Dynamics of Mixing Layer Height and Homogeneity from Ceilometer-Measured Aerosol Profiles and Correlation to Ground Level PM2.5 in New York City

Abstract

Observations of mixing layer height (MLH), its dynamics and the extent of homogeneity of the mixing layer are important in the study of air pollution as well as meteorological and air quality model validation. They can contribute to improvements in the application of satellite aerosol optical depth (AOD) products to ground fine particulate matter (PM2.5) estimation that can potentially provide synoptic-scale monitoring of fine particulate matter. Ceilometers have shown great potential for continuous monitoring of MLH and aerosol profiles within the boundary layer. In this study, we report an automated quality control/quality assurance (QC/QA) method that improves the consistency of MLH retrievals from ceilometer measurements and present measurements of MLH variation in New York City (NYC) as observed by ceilometers in summer and winter seasons. Distinct issues due to SNR and quality of overlap correction are addressed within the QC/QA method.
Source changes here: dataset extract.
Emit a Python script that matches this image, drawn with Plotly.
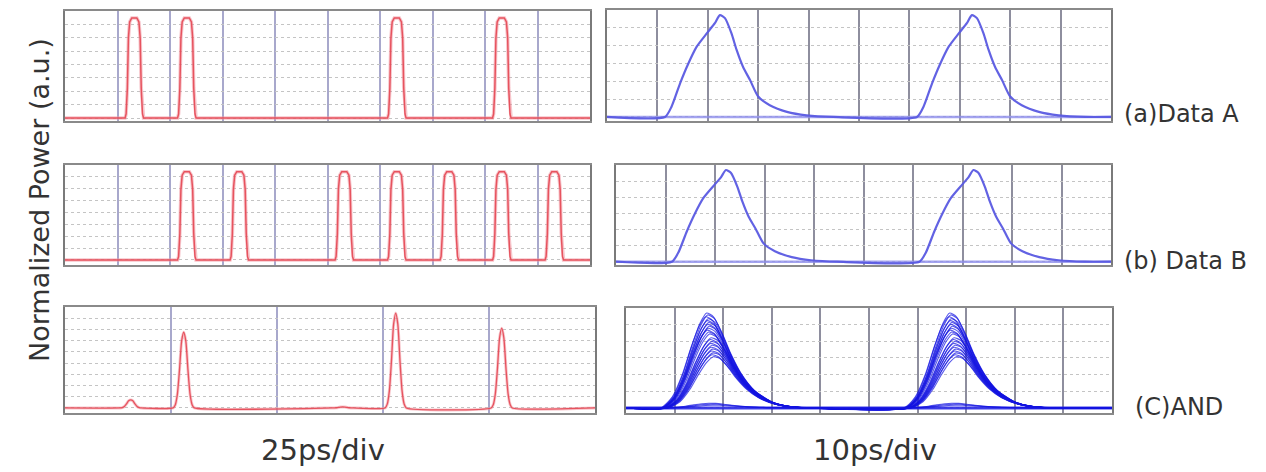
import plotly.graph_objects as go

# ---------------- data ----------------
# 25 ps/div panels: bit slots
bit_centers_ps = [8, 33, 58, 83, 108, 133, 158, 183, 208, 233]
data_A_bits = [0, 1, 1, 0, 0, 0, 1, 0, 1, 0]
data_B_bits = [0, 0, 1, 1, 0, 1, 1, 1, 1, 1]
and_centers_ps = [7, 31, 56, 81, 106, 131, 156, 181, 206, 231]
and_out_levels = [0, 0.08, 0.75, 0, 0, 0.01, 0.94, 0, 0.79, 0]

# flat-top input pulse profile (offset in ps, normalized level)
input_pulse_offset = [-4.4, -3.9, -3.3, -2.8, -2.2, -1.2, 0, 1.2, 2.2, 2.8, 3.3, 3.9, 4.4]
input_pulse_level = [0, 0.04, 0.30, 0.80, 0.96, 1.0, 1.0, 1.0, 0.96, 0.80, 0.30, 0.04, 0]

# AND output pulse profile (25 ps/div)
and_pulse_offset = [-5, -4, -3, -2, -1, 0, 1, 2, 3, 4, 5]
and_pulse_level = [0, 0.04, 0.18, 0.5, 0.88, 1.0, 0.88, 0.5, 0.18, 0.04, 0]

# 10 ps/div panels: input pulse shape (offset from pulse start, ps)
zoom_in_offset = [0, 1.3, 3.0, 4.6, 6.3, 8.3, 9.9, 10.9, 11.9, 13.2, 14.2, 15.5,
                  16.9, 18.5, 20.8, 24.2, 28.1, 33.4]
zoom_in_level = [0, 0.10, 0.33, 0.52, 0.69, 0.82, 0.92, 1.0, 0.97, 0.82, 0.66, 0.49,
                 0.36, 0.20, 0.115, 0.05, 0.016, 0]
zoom_A_starts_ps = [11.5, 61.5]
zoom_B_starts_ps = [11.3, 61.3]

# 10 ps/div AND eye: pulse shape and the overlaid trace amplitudes / delays
zoom_and_offset = [0, 2.4, 4.5, 6.2, 7.9, 9.3, 10.7, 12.4, 14.1, 16.2, 18.9, 22.3, 25.8, 29.9]
zoom_and_level = [0, 0.12, 0.37, 0.65, 0.89, 1.0, 0.96, 0.79, 0.58, 0.37, 0.19, 0.07, 0.018, 0]
zoom_and_starts_ps = [7.3, 57.3]
eye_amps = [1.00, 0.98, 0.96, 0.94, 0.92, 0.90, 0.88, 0.86, 0.84, 0.82, 0.80, 0.78,
            0.74, 0.72, 0.70, 0.68, 0.66, 0.64, 0.62, 0.60, 0.58, 0.56, 0.54,
            0.05, 0.04, 0.03]
eye_delays_ps = [0.0, 0.2, -0.2, 0.3, 0.1, 0.4, 0.2, 0.5, 0.3, 0.1, 0.4, 0.6,
                 0.9, 0.7, 1.0, 0.8, 1.1, 0.9, 1.2, 1.0, 1.3, 1.1, 1.4,
                 0.4, 0.8, 1.2]

row_labels = ["(a)Data A", "(b) Data B", "(C)AND"]
y_title = "Normalized Power (a.u.)"
x_titles = ["25ps/div", "10ps/div"]

# ---------------- layout config ----------------
W, H = 1266, 472


def fx(p):
    return p / W


def fy(p):
    return 1 - p / H


# panel boxes in pixels: (x0, x1, y_top, y_bottom), y-range, n horizontal divisions
panels = {
    "L1": dict(box=(65, 590, 11, 121), xr=(0, 250), xd=25, yr=(-0.03, 1.07), ny=8),
    "L2": dict(box=(65, 590, 165, 265), xr=(0, 250), xd=25, yr=(-0.057, 1.076), ny=8),
    "L3": dict(box=(65, 595, 307, 413), xr=(0, 250), xd=50, yr=(-0.05, 1.0), ny=9),
    "R1": dict(box=(607, 1111, 10, 121), xr=(0, 100), xd=10, yr=(-0.04, 1.05), ny=6),
    "R2": dict(box=(616, 1111, 165, 265), xr=(0, 100), xd=10, yr=(-0.036, 1.055), ny=6),
    "R3": dict(box=(626, 1112, 308, 413), xr=(0, 100), xd=10, yr=(-0.053, 1.053), ny=6),
}
order = ["L1", "L2", "L3", "R1", "R2", "R3"]

fig = go.Figure()
layout = dict(width=W, height=H, margin=dict(l=0, r=0, t=0, b=0),
              paper_bgcolor="white", plot_bgcolor="white", showlegend=False)

for i, key in enumerate(order):
    p = panels[key]
    x0, x1, yt, yb = p["box"]
    n = "" if i == 0 else str(i + 1)
    left = key.startswith("L")
    vcol = "#a8a8cc" if left else "#8e8e9e"
    layout["xaxis" + n] = dict(
        domain=[fx(x0), fx(x1)], range=list(p["xr"]), anchor="y" + n,
        showticklabels=False, ticks="", dtick=p["xd"], tick0=0,
        showgrid=True, gridcolor=vcol, gridwidth=2,
        showline=True, mirror=True, linecolor="#8a8a8a", linewidth=2,
        zeroline=False, fixedrange=True)
    y0, y1 = p["yr"]
    layout["yaxis" + n] = dict(
        domain=[fy(yb), fy(yt)], range=[y0, y1], anchor="x" + n,
        showticklabels=False, ticks="", tick0=0, dtick=(y1) / p["ny"],
        showgrid=True, gridcolor="#c4c4c4", gridwidth=1, griddash="dot",
        showline=True, mirror=True, linecolor="#7a7a7a", linewidth=2,
        zeroline=False, fixedrange=True)


def build_train(centers, levels, offs, prof, xmax, x0=0.0):
    xs, ys = [x0], [0.0]
    for c, a in zip(centers, levels):
        if a <= 0:
            continue
        for o, v in zip(offs, prof):
            xs.append(c + o)
            ys.append(a * v)
    xs.append(xmax)
    ys.append(0.0)
    return xs, ys


red = "rgba(228,70,82,0.9)"
pink = "rgba(240,150,160,0.55)"

# L1: Data A
xa, ya = build_train(bit_centers_ps, data_A_bits, input_pulse_offset, input_pulse_level, 250)
fig.add_trace(go.Scatter(x=xa, y=ya, mode="lines", line=dict(color=pink, width=3.5),
                         xaxis="x", yaxis="y", hoverinfo="skip"))
fig.add_trace(go.Scatter(x=xa, y=ya, mode="lines", line=dict(color=red, width=1.5),
                         xaxis="x", yaxis="y", hoverinfo="skip"))
# L2: Data B
xb, yb_ = build_train(bit_centers_ps, data_B_bits, input_pulse_offset, input_pulse_level, 250)
fig.add_trace(go.Scatter(x=xb, y=yb_, mode="lines", line=dict(color=pink, width=3.5),
                         xaxis="x2", yaxis="y2", hoverinfo="skip"))
fig.add_trace(go.Scatter(x=xb, y=yb_, mode="lines", line=dict(color=red, width=1.5),
                         xaxis="x2", yaxis="y2", hoverinfo="skip"))
# L3: AND output
xc, yc = build_train(and_centers_ps, and_out_levels, and_pulse_offset, and_pulse_level, 250)
fig.add_trace(go.Scatter(x=xc, y=yc, mode="lines",
                         line=dict(color=pink, width=3, shape="spline", smoothing=0.6),
                         xaxis="x3", yaxis="y3", hoverinfo="skip"))
fig.add_trace(go.Scatter(x=xc, y=yc, mode="lines",
                         line=dict(color=red, width=1.3, shape="spline", smoothing=0.6),
                         xaxis="x3", yaxis="y3", hoverinfo="skip"))

blue = "rgba(90,90,225,0.95)"
# R1, R2
for starts, ax in ((zoom_A_starts_ps, "4"), (zoom_B_starts_ps, "5")):
    xs, ys = build_train(starts, [1] * len(starts), zoom_in_offset, zoom_in_level, 100)
    fig.add_trace(go.Scatter(x=[0, 100], y=[0, 0], mode="lines",
                             line=dict(color="rgba(140,140,235,0.8)", width=2.5),
                             xaxis="x" + ax, yaxis="y" + ax, hoverinfo="skip"))
    fig.add_trace(go.Scatter(x=xs, y=ys, mode="lines",
                             line=dict(color=blue, width=2.2, shape="spline", smoothing=0.6),
                             xaxis="x" + ax, yaxis="y" + ax, hoverinfo="skip"))

# R3: overlaid AND traces
fig.add_trace(go.Scatter(x=[0, 100], y=[0, 0], mode="lines",
                         line=dict(color="rgba(40,40,230,0.9)", width=3),
                         xaxis="x6", yaxis="y6", hoverinfo="skip"))
for a, d in zip(eye_amps, eye_delays_ps):
    starts = [s + d for s in zoom_and_starts_ps]
    xs, ys = build_train(starts, [a] * len(starts), zoom_and_offset, zoom_and_level, 100)
    fig.add_trace(go.Scatter(x=xs, y=ys, mode="lines",
                             line=dict(color="rgba(20,20,225,0.7)", width=1.1,
                                       shape="spline", smoothing=0.6),
                             xaxis="x6", yaxis="y6", hoverinfo="skip"))

txt_font = dict(family="DejaVu Sans, Verdana, sans-serif", color="#333333")
ann = []
ann.append(dict(x=fx(39), y=fy(200), xref="paper", yref="paper", text=y_title,
                textangle=-90, xanchor="center", yanchor="middle", showarrow=False,
                font=dict(size=27, **txt_font)))
label_pos = [(1122, 114), (1122, 261), (1133, 407)]
for t, (px, py) in zip(row_labels, label_pos):
    ann.append(dict(x=fx(px), y=fy(py), xref="paper", yref="paper", text=t,
                    xanchor="left", yanchor="middle", showarrow=False,
                    font=dict(size=24, **txt_font)))
for t, (px, py) in zip(x_titles, [(323, 450), (875, 450)]):
    ann.append(dict(x=fx(px), y=fy(py), xref="paper", yref="paper", text=t,
                    xanchor="center", yanchor="middle", showarrow=False,
                    font=dict(size=29, **txt_font)))
layout["annotations"] = ann

fig.update_layout(**layout)
fig.write_html("out.html", config={"displayModeBar": False},
               post_script="document.body.style.margin='0';")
We also analyze the diurnal and seasonal correlations between ceilometer-attenuated backscatter and ground-level PM2.5 as a function of height, time of day, and season, to shed light on the homogeneity of aerosol vertical mixing within the MLH, as well as the correlation between aerosol optical properties and PM2.5. The results show that the overall correlation in summer is better than in winter. This correlation decreases with increasing height but the degradation is less severe in summer than in winter, which is qualitatively consistent with urban heating models of convective mixing. However, no significant diurnal variation of the correlation coefficient was observed for both seasons. We also found that the linear regression slope between ceilometer-attenuated backscatter coefficients and ground PM2.5 shows seasonal variation, which can be partially explained by the difference in aerosol size distribution and aerosol species between summer and winter. Finally, we investigated the homogeneity of aerosol vertical distribution within the mixing layer (ML) during the daytime. The results indicate that the aerosols are well-mixed within the lower part of ML up to 500 m.